In 2011 Santa Fe, NM was voted #2 Destination by Conde Nast reader’s choice award and #5 Most Popular North American Travel Cities by Travel+Leisure Magazine for the 10th consecutive year.Santa Fe is undoubtedly one of the most unique US travel destinations offered to New Mexico visitors. Santa Fe tourists enjoy numerous activities and events including high quality arts and culture, top notch native cuisine, breathtaking natural beauty, nationally ranked spas and museums, world history, US history and New Mexico history just to mention a few. Nick named “the city different” for a reason, its a unique place every American should experience at least once in their lifetime. Be warned however, the lure of the relaxed, laid back “manana” culture is intoxicating. How else better to experience the old world charm of historic Santa Fe than in a 150 yr old adobe pueblo-style compound turned Santa b&b- Pueblo Bonito bed & breakfast inn. Call us today 1-800-461-4599 for a memorable historic Santa Fe vacation visit!

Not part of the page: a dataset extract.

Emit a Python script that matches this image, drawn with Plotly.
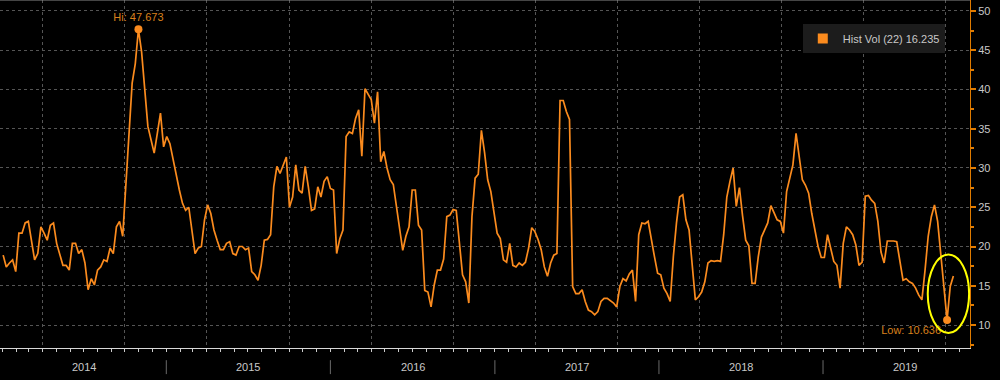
import pandas as pd
import plotly.graph_objects as go

# ---- data (weekly samples) ----
start_date = "2014-01-03"
hist_vol = [
    18.9, 17.4, 17.9, 18.3, 16.8, 21.7, 21.7, 23.0, 23.2, 21.0,
    18.3, 19.1, 22.5, 21.7, 20.8, 22.7, 23.0, 20.4, 18.9, 17.6,
    17.6, 17.0, 20.4, 20.4, 19.1, 19.6, 17.9, 14.5, 15.9, 15.1,
    17.0, 17.4, 18.3, 18.1, 19.8, 19.1, 22.5, 23.2, 21.3, 27.6,
    33.6, 40.8, 43.3, 47.673, 44.8, 39.5, 35.3, 33.6, 31.9, 34.4,
    37.0, 32.7,
    34.0, 33.1, 31.0, 28.9, 27.2, 25.5, 24.6, 25.0, 21.7, 19.1,
    19.8, 20.0, 23.4, 25.3, 24.2, 22.1, 20.8, 19.6, 19.6, 20.4,
    20.6, 19.1, 18.9, 20.0, 20.0, 19.6, 19.8, 16.8, 16.4, 15.7,
    17.6, 20.8, 20.9, 21.5, 27.6, 30.2, 29.3, 30.4, 31.4, 25.0,
    26.3, 30.4, 27.2, 26.8, 30.2, 27.6, 24.6, 24.8, 27.6, 26.3,
    28.3, 28.9,
    27.4, 27.2, 19.1, 21.0, 22.1, 34.0, 34.6, 34.4, 36.3, 37.4,
    31.5, 40.1, 39.3, 38.7, 35.7, 39.7, 30.8, 32.1, 30.0, 28.5,
    27.9, 25.0, 22.1, 19.5, 21.3, 22.5, 27.2, 27.2, 22.7, 22.1,
    14.4, 14.2, 12.3, 15.1, 17.0, 17.0, 18.4, 23.8, 24.0, 24.7,
    24.6, 20.0, 16.4, 15.5, 12.8, 23.8, 28.7, 29.2, 34.8, 32.0,
    28.5, 27.0,
    24.6, 21.7, 21.0, 18.3, 18.0, 20.4, 17.6, 17.4, 17.9, 17.6,
    18.0, 19.8, 22.4, 21.9, 20.9, 19.6, 17.4, 16.2, 17.9, 18.9,
    19.1, 38.6, 38.6, 37.2, 36.2, 14.9, 14.0, 14.0, 14.5, 13.0,
    11.9, 11.7, 11.3, 11.7, 13.0, 13.4, 13.4, 13.1, 12.8, 12.3,
    14.9, 15.9, 15.6, 16.5, 17.0, 13.0, 21.5, 23.0, 22.9, 23.2,
    20.8, 18.7,
    16.6, 16.4, 14.7, 14.0, 13.0, 18.7, 23.0, 26.3, 26.6, 23.4,
    22.1, 17.9, 13.2, 13.6, 14.2, 15.5, 17.9, 18.2, 18.1, 18.2,
    18.1, 21.5, 26.3, 28.3, 30.0, 25.1, 27.5, 23.9, 20.8, 20.1,
    15.3, 15.3, 18.7, 21.2, 22.1, 23.0, 25.2, 24.2, 23.4, 23.2,
    21.7, 27.0, 28.9, 30.4, 34.4, 31.7, 28.5, 27.8, 26.8, 24.2,
    22.3,
    20.0, 18.6, 18.6, 21.5, 19.6, 18.1, 17.6, 14.7, 20.4, 22.5,
    22.1, 21.5, 20.2, 17.6, 18.0, 26.4, 26.5, 25.9, 25.5, 23.2,
    19.3, 17.9, 20.7, 20.7, 20.7, 20.6, 18.3, 15.7, 15.9, 15.5,
    15.3, 14.7, 13.8, 13.2, 17.0, 21.3, 23.8, 25.3, 23.2, 18.7,
    14.5, 10.636, 14.9, 16.235,
]
years = [2014, 2015, 2016, 2017, 2018, 2019]
series_name = "Hist Vol (22)"

dates = pd.date_range(start_date, periods=len(hist_vol), freq="7D")
s = pd.Series(hist_vol, index=dates)
hi_date, hi_val = s.idxmax(), s.max()
lo_date, lo_val = s.idxmin(), s.min()

ORANGE = "#fb8b1e"
LABEL_ORANGE = "#d9801c"
GRID = "#555555"
TXT = "#c8c8c8"
FONT = "Liberation Sans"

fig = go.Figure()
fig.add_trace(go.Scatter(x=dates, y=hist_vol, mode="lines",
                         line=dict(color=ORANGE, width=1.7),
                         showlegend=False, hoverinfo="x+y"))
# hi / low markers
fig.add_trace(go.Scatter(x=[hi_date], y=[hi_val], mode="markers+text",
                         marker=dict(color=ORANGE, size=8),
                         text=[f"Hi: {hi_val:.3f}"], textposition="top center",
                         textfont=dict(color=LABEL_ORANGE, size=11, family=FONT),
                         showlegend=False, cliponaxis=False))
fig.add_trace(go.Scatter(x=[lo_date], y=[lo_val], mode="markers+text",
                         marker=dict(color=ORANGE, size=8),
                         text=[f"Low: {lo_val:.3f}"], textposition="bottom left",
                         textfont=dict(color=LABEL_ORANGE, size=11, family=FONT),
                         showlegend=False, cliponaxis=False))
# legend entry (square swatch)
fig.add_trace(go.Scatter(x=[None], y=[None], mode="markers",
                         marker=dict(color=ORANGE, size=10, symbol="square"),
                         name=f"{series_name} {hist_vol[-1]:.3f}", showlegend=True))

shapes = []
for yr in years[1:]:
    shapes.append(dict(type="line", xref="x", yref="paper",
                       x0=f"{yr}-01-01", x1=f"{yr}-01-01", y0=-0.035, y1=-0.075,
                       line=dict(color="#6a6a6a", width=1)))
shapes.append(dict(type="line", xref="paper", yref="paper", x0=0, x1=1, y0=1, y1=1,
                   line=dict(color="#8a8a8a", width=1)))
# yellow highlight ellipse around the low
shapes.append(dict(type="circle", xref="x", yref="y",
                   x0="2019-08-22", x1="2019-11-22", y0=8.98, y1=18.98,
                   line=dict(color="#ffff00", width=2), layer="above"))

annotations = []
for yr in years:
    annotations.append(dict(x=f"{yr}-07-02", y=-0.055, xref="x", yref="paper",
                            text=str(yr), showarrow=False, yanchor="middle",
                            font=dict(color=TXT, size=11, family=FONT)))

fig.update_layout(
    width=1000, height=380,
    margin=dict(l=0, r=30, t=0, b=32),
    paper_bgcolor="black", plot_bgcolor="black",
    font=dict(family=FONT, color=TXT, size=11),
    showlegend=True,
    legend=dict(x=0.974, xanchor="right", y=0.931, yanchor="top",
                bgcolor="#1c1c1c", borderwidth=0,
                font=dict(color=TXT, size=11, family=FONT),
                itemwidth=30),
    shapes=shapes, annotations=annotations,
    xaxis=dict(range=["2013-12-27", "2019-11-24"], type="date",
               tick0="2014-04-01", dtick="M6", ticks="outside", ticklen=3,
               tickcolor="#cccccc", showticklabels=False,
               showline=True, linecolor="#d8d8d8", linewidth=1,
               showgrid=True, gridcolor=GRID, griddash="dot", gridwidth=1,
               zeroline=False,
               minor=dict(dtick="M1", tick0="2014-01-01", ticks="outside",
                          ticklen=3, tickcolor="#cccccc", showgrid=False)),
    yaxis=dict(side="right", range=[7.07, 51.4], tick0=10, dtick=5,
               ticks="outside", ticklen=5, tickwidth=2, tickcolor="#e07b00",
               showline=True, linecolor="#e07b00", linewidth=1,
               showgrid=True, gridcolor=GRID, griddash="dot", gridwidth=1,
               zeroline=False, tickfont=dict(color=TXT, size=11, family=FONT),
               minor=dict(dtick=2.5, tick0=7.5, ticks="outside", ticklen=3,
                          tickcolor="#e07b00", showgrid=False)),
)

fig.write_html("out.html",
               config={"displayModeBar": False},
               post_script="document.body.style.margin='0px';"
                           "document.body.style.overflow='hidden';")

Credits: wikitravel.org as directly connected to pages from hot links provided; Santa Fe Countys Talk of the Town (Sea Bird Publications inc).
New Mexico Chile Facts
Did you know 7,000 years ago chile originated in Bolivia & Peru? Or that Columbus introduced chile into Europe around 1650? Did you know Europeans thought it was a spice, something like black pepper then ingeniously named it Red Pepper? The spicy unique flavor of chili has taken hold of palates across the world and particularly those in America. Did you know the state of New Mexico leads the US in the production of chile? Well, if you didn’t and want to learn more- read on!

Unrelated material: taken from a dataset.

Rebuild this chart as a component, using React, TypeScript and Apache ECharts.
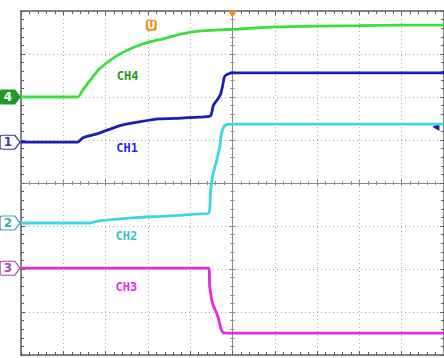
import React, { useEffect, useRef } from "react";
import * as echarts from "echarts";

// Time axis in divisions (-5..5), voltage axis in divisions (-4..4)
const ch4X = [-5, -3.66, -3.54, -3.38, -3.15, -2.75, -2.37, -1.97, -1.57, -1.2, -0.8, -0.33, 0.14, 0.99, 2.0, 2.98, 3.99, 5];
const ch4Y = [2.0, 2.0, 2.16, 2.37, 2.65, 2.95, 3.14, 3.28, 3.37, 3.47, 3.53, 3.56, 3.58, 3.63, 3.65, 3.66, 3.67, 3.67];

const ch1X = [-5, -3.66, -3.54, -3.15, -2.68, -2.21, -1.74, -1.2, -0.8, -0.52, -0.45, -0.35, -0.28, -0.23, -0.19, -0.12, 0.02, 5];
const ch1Y = [0.95, 0.95, 1.05, 1.16, 1.33, 1.42, 1.49, 1.51, 1.53, 1.56, 1.81, 1.95, 2.07, 2.28, 2.47, 2.53, 2.56, 2.56];

const ch2X = [-5, -3.38, -3.15, -2.37, -1.57, -0.8, -0.56, -0.52, -0.47, -0.38, -0.31, -0.26, -0.19, -0.09, 5];
const ch2Y = [-0.93, -0.93, -0.88, -0.81, -0.77, -0.72, -0.7, -0.19, 0.16, 0.51, 0.79, 1.16, 1.33, 1.37, 1.37];

const ch3X = [-5, -0.56, -0.54, -0.49, -0.45, -0.38, -0.33, -0.28, -0.23, -0.16, 5];
const ch3Y = [-1.98, -1.98, -2.4, -2.72, -2.86, -3.02, -3.16, -3.37, -3.47, -3.49, -3.49];

const channelNames = ["CH4", "CH1", "CH2", "CH3"];
const channelNumbers = ["4", "1", "2", "3"];
const channelOffsets = [2.0, 0.95, -0.93, -1.98];
const labelPos: [number, number][] = [[-2.48, 2.49], [-2.49, 0.81], [-2.51, -1.23], [-2.51, -2.42]];
const traceColors = ["#3ce03a", "#1d1db8", "#3cd6e4", "#e02ce0"];
const textColors = ["#1f961f", "#2a2ae0", "#36c4cc", "#e030e8"];
const markerEdge = ["#1f9a2a", "#3a3aa8", "#3aacb0", "#b04aa8"];
const markerFilled = [true, false, false, false];
const xs = [ch4X, ch1X, ch2X, ch3X];
const ys = [ch4Y, ch1Y, ch2Y, ch3Y];

const triggerLevel: [number, number] = [4.81, 1.3];
const triggerPos: [number, number] = [0, 4];
const uMarker: [number, number] = [-1.92, 3.67];

const border = "#5e5e5e";
const dot = "#a9a9a9";

function xAx(grid: number, opts: any) {
  return {
    gridIndex: grid, type: "value", min: -5, max: 5, interval: 1,
    axisLabel: { show: false },
    ...opts,
  };
}
function yAx(grid: number, opts: any) {
  return {
    gridIndex: grid, type: "value", min: -4, max: 4, interval: 1,
    axisLabel: { show: false },
    ...opts,
  };
}

const frameLine = { show: true, onZero: false, lineStyle: { color: border, width: 1.5 } };
const tickIn = { show: true, inside: true, length: 4, lineStyle: { color: border } };
const minorIn = { show: true, splitNumber: 5, length: 3, lineStyle: { color: border } };
const centerLine = { show: true, onZero: true, lineStyle: { color: "#8a8a8a", width: 1 } };
const cTickIn = { show: true, inside: true, length: 3, lineStyle: { color: "#8a8a8a" } };
const cTickOut = { show: true, inside: false, length: 3, lineStyle: { color: "#8a8a8a" } };
const cMinor = { show: true, splitNumber: 5, length: 2, lineStyle: { color: "#8a8a8a" } };
const split = { show: true, lineStyle: { color: dot, type: [1, 3], width: 1 } };
const noSplit = { show: false };

export default function App() {
  const ref = useRef<HTMLDivElement>(null);
  useEffect(() => {
    if (!ref.current) return;
    const chart = echarts.init(ref.current, null, { renderer: "svg" });
    const gridRect = { left: 21, top: 11, width: 426, height: 344 };
    const series: any[] = xs.map((xArr, i) => {
      const mp: any[] = [
        {
          coord: [-5, channelOffsets[i]],
          symbol: "path://M2,0 L14,0 L19,7 L14,14 L2,14 Q0,14 0,12 L0,2 Q0,0 2,0 Z",
          symbolSize: [20, 14],
          symbolOffset: [-11, 0],
          itemStyle: {
            color: markerFilled[i] ? markerEdge[i] : "#ffffff",
            borderColor: markerEdge[i],
            borderWidth: 1.2,
          },
          label: {
            show: true,
            position: "inside",
            offset: [-2, 0],
            formatter: channelNumbers[i],
            color: markerFilled[i] ? "#ffffff" : markerEdge[i],
            fontSize: 12,
            fontWeight: "bold",
            fontFamily: "DejaVu Sans",
          },
        },
        {
          coord: labelPos[i],
          symbol: "rect",
          symbolSize: 1,
          itemStyle: { color: "rgba(0,0,0,0)" },
          label: {
            show: true,
            position: "inside",
            formatter: channelNames[i],
            color: textColors[i],
            fontSize: 12,
            fontWeight: "bold",
            fontFamily: "DejaVu Sans Mono",
          },
        },
      ];
      if (i === 1) {
        mp.push({
          coord: triggerLevel,
          symbol: "triangle",
          symbolRotate: 90,
          symbolSize: [8, 7],
          itemStyle: { color: "#1d1db8" },
          label: { show: false },
        });
      }
      if (i === 0) {
        mp.push({
          coord: triggerPos,
          symbol: "triangle",
          symbolRotate: 180,
          symbolSize: [9, 7],
          symbolOffset: [0, 3],
          itemStyle: { color: "#f08a1e" },
          label: { show: false },
        });
        mp.push({
          coord: uMarker,
          symbol: "roundRect",
          symbolSize: [11, 11],
          itemStyle: { color: "#f0901e" },
          label: {
            show: true, position: "inside", formatter: "U", color: "#ffffff",
            fontSize: 10, fontWeight: "bold", fontFamily: "DejaVu Sans",
          },
        });
      }
      return {
        type: "line",
        name: channelNames[i],
        xAxisIndex: 0,
        yAxisIndex: 0,
        data: xArr.map((x, k) => [x, ys[i][k]]),
        showSymbol: false,
        symbol: "none",
        smooth: 0.2,
        lineStyle: { color: traceColors[i], width: 2.8 },
        itemStyle: { color: traceColors[i] },
        markPoint: { data: mp, silent: true, animation: false },
        z: 5 + i,
      };
    });

    chart.setOption({
      animation: false,
      backgroundColor: "#ffffff",
      grid: [gridRect, gridRect, gridRect],
      xAxis: [
        xAx(0, { position: "bottom", axisLine: frameLine, axisTick: tickIn, minorTick: minorIn, splitLine: split }),
        xAx(0, { position: "top", axisLine: frameLine, axisTick: tickIn, minorTick: minorIn, splitLine: noSplit }),
        xAx(1, { position: "bottom", axisLine: centerLine, axisTick: cTickIn, minorTick: cMinor, splitLine: noSplit }),
        xAx(2, { position: "bottom", axisLine: centerLine, axisTick: cTickOut, minorTick: cMinor, splitLine: noSplit }),
      ],
      yAxis: [
        yAx(0, { position: "left", axisLine: frameLine, axisTick: tickIn, minorTick: minorIn, splitLine: split }),
        yAx(0, { position: "right", axisLine: frameLine, axisTick: tickIn, minorTick: minorIn, splitLine: noSplit }),
        yAx(1, { position: "left", axisLine: centerLine, axisTick: cTickIn, minorTick: cMinor, splitLine: noSplit }),
        yAx(2, { position: "left", axisLine: centerLine, axisTick: cTickOut, minorTick: cMinor, splitLine: noSplit }),
      ],
      series,
    });
    return () => chart.dispose();
  }, []);
  return (
    <div
      ref={ref}
      style={{ position: "fixed", left: 0, top: 0, width: 444, height: 358, background: "#fff" }}
    />
  );
}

Chile is classified as a vegetable when green and as a spice when dried and ground into a powder. Green chile can contain up to 6 times more vitamin C than a Florida orange, while Red chile can contain two times more Vitamin A than a carrot. Red chile is said to be hotter than green because of its extended exposure to the sun.

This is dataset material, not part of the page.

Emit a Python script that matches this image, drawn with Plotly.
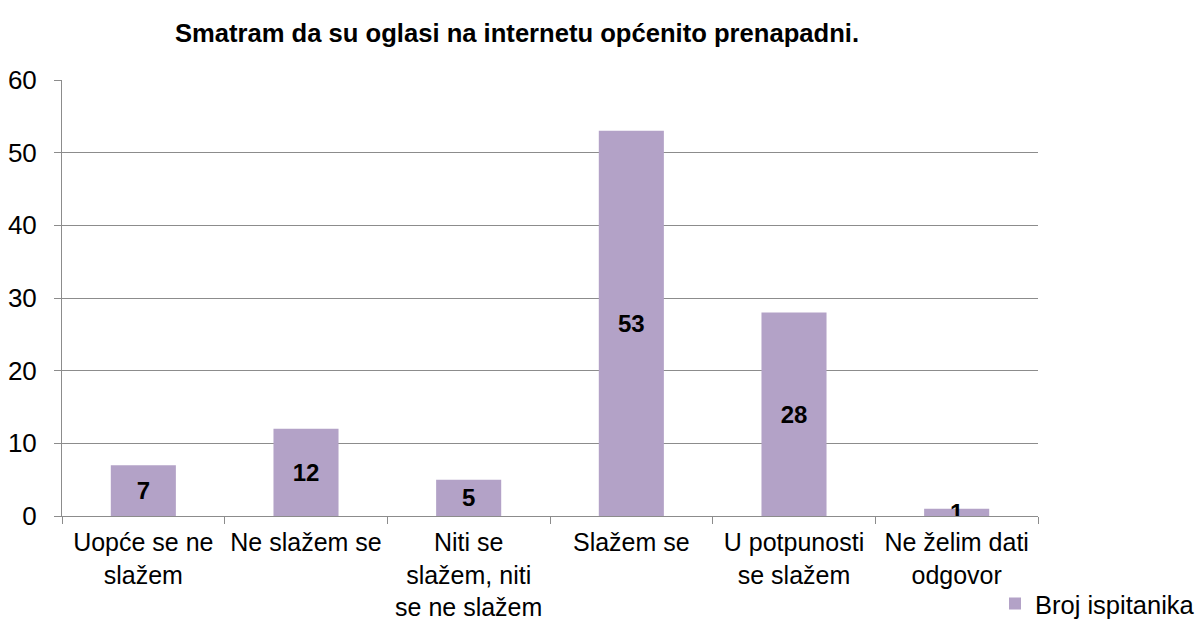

People once traditionally dried chile on the ground or on roof tops (which can still be observed today). Approximately 100 year ago experimentation with methods to keep chile pods cleaner and away from birds resulted in today’s version of the Chile Ristra (chile pods hung on a string). This method proved beneficial to elongating the shelf life of the delightful crop. Thus began the tradition of hanging the ristra in front of ones home, which soon turned into the popular belief that this was a welcome sign to visitors. It’s also believed that hanging a chile ristra in front of your door brings good health and fortune to those who occupy the home. Chile has more recently become a popular decorative element inside the home. Creativity has spawned many craft item in various shapes, sizes and colors (red, green and yellow). Popular chile rista shapes consist of wreaths, crosses, and hearts that are frequently paired with colored corn, shredded husks and dried flowers to make beautiful home décor.
New Mexico Chile Traditions
End of August ushers in harvest time for chile farmers in New Mexico. Cities and communities throughout the state celebrate this important harvest with diverse, yet always tasty festivals like the popular Hatch Chile Festival in Hatch New Mexico held over Labor Day Weekend; the Whole Enchilada Festival held in Las Cruces late September; Santa Fe’s Wine & Chile Festival as well as the Fiesta de Santa Fe held in the Capitol city mid to late September to name a just few. Though chile peppers are small in stature they are a huge part of New Mexico’s heritage, culture and are a central part to most loved New Mexico traditions and celebrations. The sweet fiery scent of roasted chilies filling the late summer and crisp fall air bring welcomed comfort to visitors and locals alike.
Sample of a typical New Mexico Chile Recipe that is simple and freezes well follows: Note: *This recipe and others can be found in the “Red Chile Bible” a book available for purchase from Pueblo Bonito bed & breakfast for $13.00 plus shipping/handling. Limited supplies available so order yours today 1-800-461-4599. Enjoy!
Pork with Chile Colorado*
3 Tbs. lard or vegetable oil 4 New Mexico chilies
1.5 lbs. boned pork shoulder, cut into 1” chunks
2 lg cloves garlic 1 tsp. cumin seeds, toasted & grounded
1 tsp. Mexican oregano ½ tsp. ground cinnamon
½ tsp. salt 2 cups rich chicken broth
Heat oil in large heavy pot and brown pork in batches over high heat. Remove to a plate. Wipe the dried chile with a damp cloth, discard the stems and seeds, and tear into pieces. Fry the chile in the hot oil until fragrant (about 5 minutes), stirring to prevent scorching. Remove to a bowl, cover with boiling water, and soften (20 or 30 minutes). Put chile in a blender with about ½ cup of the soaking water and the garlic, cumin, oregano, cinnamon, and salt. Blend to a puree. Reheat the oil in the pot, and pour the puree into the hot oil. Sauté the puree, stirring constantly, about 5 minutes. Stir the stock into the puree, and then return the pork to the pot. Bring the stew to a boil, cover, reduce heat, and stew the meat slowly for about an hour. Remove the cover and continue simmering 30 minutes to an hour until the pork is very tender. Add more chicken stock, if necessary, to keep the meat moist. Serves 4.